Wilson believes the experience will help him adapt to his new role. He is also hoping to persuade more Australian partners to do stints overseas at other KPMG firms.
“I have at least 15 of our partners in overseas locations,” Wilson says. “I would like to ramp that up to maybe somewhere between 15 and 20 partners working internationally at any point in time. They would be away for two or three years and when they return, someone replaces them.”
In addition to working in the US, Wilson has also spent a number of years working closely with member firms in the region. Within his capacity as KPMG Australia head of audit, he was chief operating officer of the Asia-Pacific audit and advisory practice.
Wilson says it was a formative experience: “It opened my mind to things that I just had not seen and been aware of. It enabled me to build friendships and relationships that continue today.”
Asia-Pacific (and Asia as a whole) are crucially important to KPMG’s development and also that of the Australian economy.
“China is a fascinating case study,” Wilson comments. “Both in terms of its growth and the way in which they are looking to build that economy and change the social fabric of the country. But you can really see that they are also looking to change the way the world economy looks and challenge the existing ways.”
Wilson singles out Vietnam as an economy to watch: “It has a population of 80 million people who are relatively young and highly educated.

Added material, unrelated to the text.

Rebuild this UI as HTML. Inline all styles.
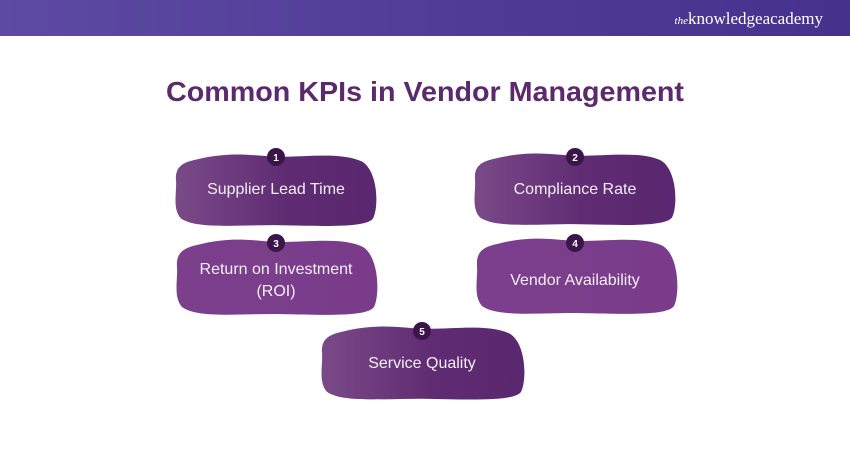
<!DOCTYPE html>
<html><head><meta charset="utf-8"><style>
html,body{margin:0;padding:0;background:#fff;}
svg{display:block;}
</style></head><body>
<svg width="850" height="450" viewBox="0 0 850 450" xmlns="http://www.w3.org/2000/svg" font-family="Liberation Sans, sans-serif">
<defs>
<linearGradient id="hdr" x1="0" x2="1" y1="0" y2="0"><stop offset="0" stop-color="#5d4aa3"/><stop offset="1" stop-color="#46318c"/></linearGradient>
<linearGradient id="dk" x1="0" x2="1" y1="0" y2="0"><stop offset="0" stop-color="#7a4a88"/><stop offset="0.55" stop-color="#5f2b72"/><stop offset="1" stop-color="#5a2870"/></linearGradient>
<linearGradient id="lt" x1="0" x2="1"><stop offset="0" stop-color="#7b3f8c"/><stop offset="1" stop-color="#7a3c8a"/></linearGradient>
<path id="blob" d="M22,8 C60,-2 85,5 105,5 C135,5 168,0 188,10 C204,20 205,58 199,70 C192,80 150,78 100,77 C60,77 22,81 7,70 C-2,60 3,42 2,30 C1,16 8,11 22,8 Z"/>
</defs>
<rect x="0" y="0" width="850" height="36" fill="url(#hdr)"/>
<text x="823" y="24" text-anchor="end" font-family="Liberation Serif, serif" font-size="17" fill="#fff"><tspan font-style="italic" font-size="11">the</tspan>knowledgeacademy</text>
<text x="166" y="101" font-size="28" font-weight="bold" fill="#5a2a6c" textLength="518" lengthAdjust="spacingAndGlyphs">Common KPIs in Vendor Management</text>

<g transform="translate(174,152) scale(1.0,0.95)"><use href="#blob" fill="url(#dk)"/></g>
<g transform="translate(473,151) scale(1.0,0.95)"><use href="#blob" fill="url(#dk)"/></g>
<g transform="translate(175,237) scale(1.0,1.0)"><use href="#blob" fill="url(#lt)"/></g>
<g transform="translate(475,236) scale(1.0,1.0)"><use href="#blob" fill="url(#lt)"/></g>
<g transform="translate(320,324) scale(1.01,0.97)"><use href="#blob" fill="url(#dk)"/></g>

<g font-size="16" fill="#f4eef6" text-anchor="middle">
<text x="276" y="194">Supplier Lead Time</text>
<text x="575" y="194">Compliance Rate</text>
<text x="276" y="274">Return on Investment</text>
<text x="276" y="296">(ROI)</text>
<text x="575" y="285">Vendor Availability</text>
<text x="422" y="368">Service Quality</text>
</g>
<g fill="#3b1549">
<circle cx="276" cy="157" r="9"/><circle cx="575" cy="157" r="9"/>
<circle cx="276" cy="243" r="9"/><circle cx="575" cy="243" r="9"/>
<circle cx="422" cy="331" r="9"/>
</g>
<g font-size="10" font-weight="bold" fill="#fff" text-anchor="middle">
<text x="276" y="161">1</text><text x="575" y="161">2</text>
<text x="276" y="247">3</text><text x="575" y="247">4</text>
<text x="422" y="335">5</text>
</g>
</svg>
</body></html>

Venture capitalists are working in the country, private equity is in there; we will be talking about Vietnam in a very different way in ten years’ time than we are today.”
The leaders of the major KPMG International member firms in Asia meet each quarter for a strategy meeting and while Wilson says there are no immediate plans to follow KPMG Europe’s lead and chase a legal merger between the country members, he does not rule it out.
Wilson says: “Each of the country practices co-operate and work together very closely. Having said that, it is worth exploring to the extent to which certain countries can share resources or infrastructure and get some efficiency gains. We need to ask: can the same service be done in a more efficient manner?”
KPMG Australia may be in good shape but there is much for Wilson, ever the optimist, to do as he takes the firm to the next stage of its development.